(WHAT TO DO): Starting at the first line of the data, please print exactly those lines through the one that holds "-8.6, -7.3, -6.8, -6.56, -6.2, -5.33, -4.35, -4.45]", omitting every picture.

-- -- --

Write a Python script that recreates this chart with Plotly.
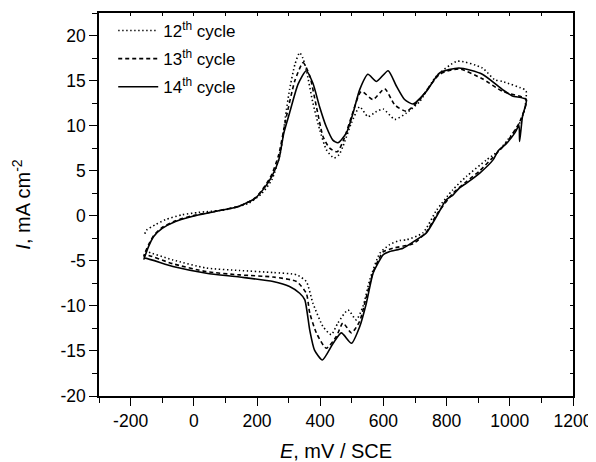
import plotly.graph_objects as go

# ---- data (E in mV vs SCE, I in mA cm^-2) ----
# 12th cycle (dotted)
E12 = [-155, -150, -122, -90, -37, 15, 100, 174, 216, 247, 274, 290, 303, 320, 335, 345, 356, 377, 398, 420, 444,
       460, 472, 499, 525, 551, 575, 599, 636, 673, 715, 768, 834, 913, 952, 977, 1047, 1052,
       1047, 1026, 994, 963, 926, 863, 820, 768, 725, 673, 652, 620, 589, 557, 535, 514, 488, 456, 435, 409, 377,
       356, 325, 251, 145, 40, -66, -150, -158]
I12 = [-2.0, -1.6, -1.0, -0.44, 0.11, 0.37, 0.67, 1.41, 2.5, 4.0, 7.0, 11.0, 14.0, 16.8, 18.1, 17.5, 16.2, 12.5, 9.6, 7.3, 6.4,
       6.8, 7.7, 10.3, 12.1, 11.0, 11.5, 11.85, 10.7, 11.4, 12.7, 15.5, 17.15, 16.4, 15.1, 14.9, 14.0, 13.8,
       11.8, 9.9, 8.45, 7.15, 6.2, 4.37, 2.9, 0.6, -1.9, -2.67, -2.75, -3.2, -4.15, -7.1, -10.1, -11.55, -10.45, -11.9, -13.2, -12.3, -9.7,
       -7.3, -6.55, -6.3, -6.07, -5.8, -4.9, -3.97, -3.9]

# 13th cycle (dashed)
E13 = [-158, -153, -143, -127, -100, -58, -6, 68, 142, 195, 227, 247, 269, 290, 320, 346, 367, 388, 409, 430, 454,
       475, 499, 530, 567, 604, 636, 673, 715, 778, 839, 913, 977, 1052,
       1031, 989, 947, 905, 863, 820, 768, 736, 694, 630, 599, 583, 567, 546, 525, 499, 472, 451, 419, 388, 367,
       356, 325, 251, 145, 40, -66, -150, -158]
I13 = [-4.45, -4.0, -3.2, -2.2, -1.3, -0.55, -0.02, 0.5, 1.05, 2.0, 3.4, 4.6, 6.8, 10.5, 15.0, 17.0, 15.5, 12.1, 8.8, 7.5, 7.1,
       8.5, 11.0, 13.8, 12.9, 14.1, 12.3, 11.6, 12.9, 15.7, 16.3, 15.2, 13.8, 12.9,
       10.4, 8.1, 6.5, 5.0, 3.8, 2.5, 0.1, -1.8, -3.1, -3.6, -4.0, -5.0, -6.3, -9.0, -11.7, -13.0, -11.9, -13.4, -14.7, -13.0, -10.8,
       -8.6, -7.3, -6.8, -6.56, -6.2, -5.33, -4.35, -4.45]

# 14th cycle (solid)
E14 = [-158, -153, -143, -127, -100, -58, -6, 68, 142, 195, 227, 247, 269, 285, 303, 330, 356, 377, 398, 419, 440, 456,
       483, 504, 525, 551, 578, 615, 641, 667, 694, 736, 778, 839, 913, 977, 1008, 1052,
       1040, 1031, 1029, 1016, 989, 963, 947, 905, 863, 841, 820, 799, 768, 736, 704, 662, 620, 599, 583, 567, 546,
       525, 499, 467, 441, 407, 382, 367, 351, 335, 303, 251, 145, 40, -66, -155, -158]
I14 = [-4.8, -4.33, -3.4, -2.3, -1.4, -0.63, -0.08, 0.48, 1.03, 1.97, 3.26, 4.37, 6.2, 9.2, 11.4, 14.6, 16.1, 14.7, 12.1, 9.9, 8.4, 8.1,
       9.2, 11.4, 14.0, 15.7, 14.9, 16.1, 14.4, 12.9, 12.4, 13.8, 15.85, 16.4, 15.7, 14.0, 13.3, 12.9,
       11.0, 8.25, 10.0, 9.2, 8.0, 7.2, 6.2, 4.74, 3.63, 3.1, 2.3, 1.78, -0.08, -1.9, -2.67, -3.6, -3.97, -4.33, -5.26, -6.4, -9.7,
       -12.3, -14.15, -13.0, -14.15, -16.0, -14.9, -12.7, -9.3, -8.6, -7.85, -7.3, -6.8, -6.37, -5.63, -4.7, -4.8]

names = ["12<sup>th</sup> cycle", "13<sup>th</sup> cycle", "14<sup>th</sup> cycle"]
dashes = ["1.4px,2.6px", "4px,3px", "solid"]

x_ticks = [-200, 0, 200, 400, 600, 800, 1000, 1200]
y_ticks = [-20, -15, -10, -5, 0, 5, 10, 15, 20]

FONT = "Liberation Sans, Arial, sans-serif"

fig = go.Figure()
for E, I, nm, d, g in zip([E12, E13, E14], [I12, I13, I14], names, dashes, ["a", "b", "c"]):
    fig.add_trace(go.Scatter(x=E, y=I, mode="lines", name=nm, legendgroup=g,
                             line=dict(color="black", width=1.6, dash=d, shape="spline", smoothing=0.6)))

# invisible trace to activate the mirrored (top/right) axes
fig.add_trace(go.Scatter(x=[None], y=[None], xaxis="x2", yaxis="y2", showlegend=False, hoverinfo="skip"))

axis_common = dict(showgrid=False, zeroline=False, showline=True, linecolor="black", linewidth=1.5,
                   tickfont=dict(family=FONT, size=17.5, color="black"), ticks="outside", ticklen=8,
                   tickwidth=1.3, tickcolor="black", automargin=False)

# the page body has an 8px default margin, so the figure is 588x454 placed at (8, 8)
fig.update_layout(
    width=588, height=454,
    margin=dict(l=91, r=23, t=5, b=66),
    paper_bgcolor="white", plot_bgcolor="white",
    font=dict(family=FONT, color="black"),
    showlegend=True,
    legend=dict(x=0.03, y=1.0, xanchor="left", yanchor="top", bgcolor="rgba(0,0,0,0)",
                font=dict(family=FONT, size=17), tracegroupgap=3, itemwidth=40),
    xaxis=dict(range=[-300, 1200], tickvals=x_ticks, ticktext=[str(v) for v in x_ticks],
               minor=dict(dtick=100, tick0=0, ticks="outside", ticklen=5, tickcolor="black", tickwidth=1.2),
               title=dict(text="<i>E</i>, mV / SCE", font=dict(family=FONT, size=20), standoff=16),
               **axis_common),
    yaxis=dict(range=[-20, 22.5], tickvals=y_ticks, ticktext=[str(v) for v in y_ticks],
               minor=dict(dtick=2.5, tick0=0, ticks="outside", ticklen=5, tickcolor="black", tickwidth=1.2),
               title=dict(text="<i>I</i>, mA cm<sup>-2</sup>", font=dict(family=FONT, size=20), standoff=24),
               **axis_common),
    xaxis2=dict(overlaying="x", side="top", range=[-300, 1200], dtick=100, tick0=0, ticks="inside", ticklen=3,
                tickcolor="black", showticklabels=False, showgrid=False, zeroline=False, automargin=False,
                showline=True, linecolor="black", linewidth=1.5),
    yaxis2=dict(overlaying="y", side="right", range=[-20, 22.5], dtick=2.5, tick0=0, ticks="inside", ticklen=3,
                tickcolor="black", showticklabels=False, showgrid=False, zeroline=False, automargin=False,
                showline=True, linecolor="black", linewidth=1.5),
)

fig.write_html("out.html")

-- -- --

(FULL RESPONSE):
Write a Python script that recreates this chart with Plotly.
import plotly.graph_objects as go

# ---- data (E in mV vs SCE, I in mA cm^-2) ----
# 12th cycle (dotted)
E12 = [-155, -150, -122, -90, -37, 15, 100, 174, 216, 247, 274, 290, 303, 320, 335, 345, 356, 377, 398, 420, 444,
       460, 472, 499, 525, 551, 575, 599, 636, 673, 715, 768, 834, 913, 952, 977, 1047, 1052,
       1047, 1026, 994, 963, 926, 863, 820, 768, 725, 673, 652, 620, 589, 557, 535, 514, 488, 456, 435, 409, 377,
       356, 325, 251, 145, 40, -66, -150, -158]
I12 = [-2.0, -1.6, -1.0, -0.44, 0.11, 0.37, 0.67, 1.41, 2.5, 4.0, 7.0, 11.0, 14.0, 16.8, 18.1, 17.5, 16.2, 12.5, 9.6, 7.3, 6.4,
       6.8, 7.7, 10.3, 12.1, 11.0, 11.5, 11.85, 10.7, 11.4, 12.7, 15.5, 17.15, 16.4, 15.1, 14.9, 14.0, 13.8,
       11.8, 9.9, 8.45, 7.15, 6.2, 4.37, 2.9, 0.6, -1.9, -2.67, -2.75, -3.2, -4.15, -7.1, -10.1, -11.55, -10.45, -11.9, -13.2, -12.3, -9.7,
       -7.3, -6.55, -6.3, -6.07, -5.8, -4.9, -3.97, -3.9]

# 13th cycle (dashed)
E13 = [-158, -153, -143, -127, -100, -58, -6, 68, 142, 195, 227, 247, 269, 290, 320, 346, 367, 388, 409, 430, 454,
       475, 499, 530, 567, 604, 636, 673, 715, 778, 839, 913, 977, 1052,
       1031, 989, 947, 905, 863, 820, 768, 736, 694, 630, 599, 583, 567, 546, 525, 499, 472, 451, 419, 388, 367,
       356, 325, 251, 145, 40, -66, -150, -158]
I13 = [-4.45, -4.0, -3.2, -2.2, -1.3, -0.55, -0.02, 0.5, 1.05, 2.0, 3.4, 4.6, 6.8, 10.5, 15.0, 17.0, 15.5, 12.1, 8.8, 7.5, 7.1,
       8.5, 11.0, 13.8, 12.9, 14.1, 12.3, 11.6, 12.9, 15.7, 16.3, 15.2, 13.8, 12.9,
       10.4, 8.1, 6.5, 5.0, 3.8, 2.5, 0.1, -1.8, -3.1, -3.6, -4.0, -5.0, -6.3, -9.0, -11.7, -13.0, -11.9, -13.4, -14.7, -13.0, -10.8,
       -8.6, -7.3, -6.8, -6.56, -6.2, -5.33, -4.35, -4.45]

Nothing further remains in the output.